Even worse, my site has an archaic name: www.paulefallon.com. The day before NY Times writer Bruce Feiler officially pronounced the middle initial dead, I bought a domain that inserted the oddball letter ‘e’ into my moniker.
I have a rationale for the middle initial; the world has many Paul Fallon’s but I seem to own the Paul E. Fallon market. A few years ago I started inserting the ‘E’ everywhere, so it makes sense it is now passé. I could have used my entire middle name – Eric. But let’s face it; an Irish guy named Eric is nothing more than the lifelong burden tacked on a baby by an exhausted woman who had too many children too close together. The simple ‘E’ might induce someone to think my middle name is Eamon or Emmet, which are respectively Irish enough.
So, if you want to expose yourself to last century’s cutting edge technology, visit www.paulefallon.com. It’s simple: a few pull-downs; some links; tidbits about my upcoming book; my yoga teaching; my projects in Haiti. Nothing flashy. Nothing trendy. Just me.


July 14, 2014
Amour and Puppy Love
Here is a maxim to live by: Never watch a depressing French film with a puppy.
My friend Chuck raved about Amour. It won lots of awards. I decided to set aside my distaste for subtitles and watch it.
My son has a black lab puppy, Baxter, three months old. He was going to a wedding and needed someone to watch the pup. My first opportunity to be a grandparent.
Andy arrived on a hot July afternoon laden down like any new parent. Baxter had a crate, a blanket cover, a tin of food, a packet of treats, a leash and a toy. Andy set him up in the basement, where its cool. The puppy eyed his master with love and longing as he exited. Then Baxter gave me a dismissive glance and oozed his furry body over the cool concrete.

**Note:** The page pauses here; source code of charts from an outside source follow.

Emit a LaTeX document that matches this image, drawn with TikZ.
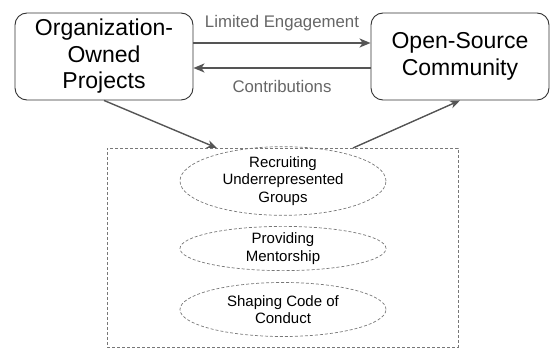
\documentclass[tikz,border=0pt]{standalone}
\usepackage{fontspec}
\setmainfont{Liberation Sans}
\usetikzlibrary{arrows.meta,shapes.geometric}
\definecolor{edgegray}{HTML}{555555}
\definecolor{labelgray}{HTML}{666666}
\definecolor{framegray}{HTML}{333333}
\definecolor{dashgray}{HTML}{777777}
\tikzset{
  mainbox/.style={draw=framegray, line width=0.9pt, rounded corners=12pt,
    minimum width=178pt, minimum height=87pt, align=center,
    font=\fontsize{23}{26.5}\selectfont, inner sep=0pt},
  flow/.style={draw=edgegray, line width=1.8pt,
    -{Stealth[length=11pt,width=9pt,inset=3pt]}},
  slant/.style={draw=edgegray, line width=1.4pt,
    -{Stealth[length=10pt,width=8pt,inset=3pt]}},
  flowlabel/.style={text=labelgray, font=\fontsize{16.8}{19}\selectfont},
  group/.style={draw=dashgray, dash pattern=on 3pt off 2pt, line width=0.7pt,
    minimum width=351pt, minimum height=199pt, inner sep=0pt},
  practice/.style={ellipse, draw=dashgray, dash pattern=on 3pt off 2pt,
    line width=0.7pt, minimum width=206pt, inner sep=0pt, align=center,
    font=\fontsize{15}{17.3}\selectfont},
}
\begin{document}
\begin{tikzpicture}[x=1pt, y=-1pt]
  \useasboundingbox (0,0) rectangle (550,350);
  % the two parties
  \node[mainbox] (org) at (104,56.5) {Organization-\\Owned\\Projects};
  \node[mainbox] (oss) at (460,56.5) {Open-Source\\Community};
  % exchanges between them (y axis points down, so shifts are in page terms)
  \draw[flow] ([yshift=13.5pt]org.east) -- ([yshift=13.5pt]oss.west)
    node[flowlabel, midway, above=7.5pt] (lim) {Limited Engagement};
  \draw[flow] ([yshift=-11.5pt]oss.west) -- ([yshift=-11.5pt]org.east)
    node[flowlabel, midway, below=8.5pt] (con) {Contributions};
  % inclusion practices
  \node[group] (grp) at (282.5,247.5) {};
  \node[practice, minimum height=52pt] (rec) at (283,181) {Recruiting\\Underrepresented\\Groups};
  \node[practice, minimum height=43pt] (men) at (283,248.5) {Providing\\Mentorship};
  \node[practice, minimum height=54pt] (coc) at (283,309.5) {Shaping Code of\\Conduct};
  \coordinate (inpt) at (217,148);
  \coordinate (outpt) at (353,148);
  \draw[slant] (org.south) -- (inpt);
  \draw[slant] (outpt) -- (oss.south);
\end{tikzpicture}
\end{document}
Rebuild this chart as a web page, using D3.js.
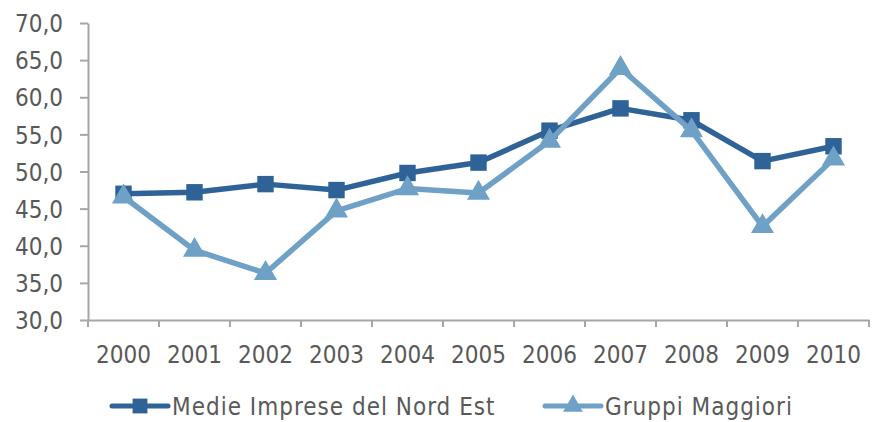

Three hours later I took Baxter for a walk. He was fine with the idea, except I forgot to bring the treats he is supposed to get as a reward every time he goes to the bathroom outside. He peed, moved to the side, sat obediently and looked to me for his treat. When none was forthcoming, he gave me a dismissive look and moved only when I tugged his collar. More disgust when he successfully pooped. He liked the spray fountain in the park, but it hardly compensated for my lack of treats.
After our walk I put Baxter in his crate and went to yoga. When I returned we took another walk – this time with treats. His attitude was much improved. Afterward I gave him dinner and became his BFF.
I turned on Amour but there was no turning off Baxter. He was no longer content to chill in the basement. He had to be with me. He raced around the den during Emmanuelle Riva’s initial stroke, struggled to climb on the sofa when she returned from the hospital, succeeded in getting onto the cushions as she mastered her electric wheelchair, chewed on my sandals when she was getting her diaper changed, licked my ears while Isabelle Huppert fought with Jean-Louis Trintignant, and flopped his hot and sweaty belly over my lap when the old man finally smothered his deteriorating wife. Puppies lack gravitas.
Although it is hardly fair to pen a critique of anything more serious than Turner and Hooch with a puppy cavorting during a film, Amour made two impressions on me. First, I loved their apartment. So did the director, whose lingering stills of the quiet rooms and the severe art made the sumptuous, Parisian living space an integral character. Second, I realized the importance of a movie title. Amour. We know, going in, that they love each other. Imagine if the movie had been called Smothered, which is actually what happens. No awards for that movie. Nada.
When I put Baxter back in his create he whimpered, sorry to see me go. A few treats and a bowl of dry food were all it took. Baxter loves me for life. Dogs are so much easier than people.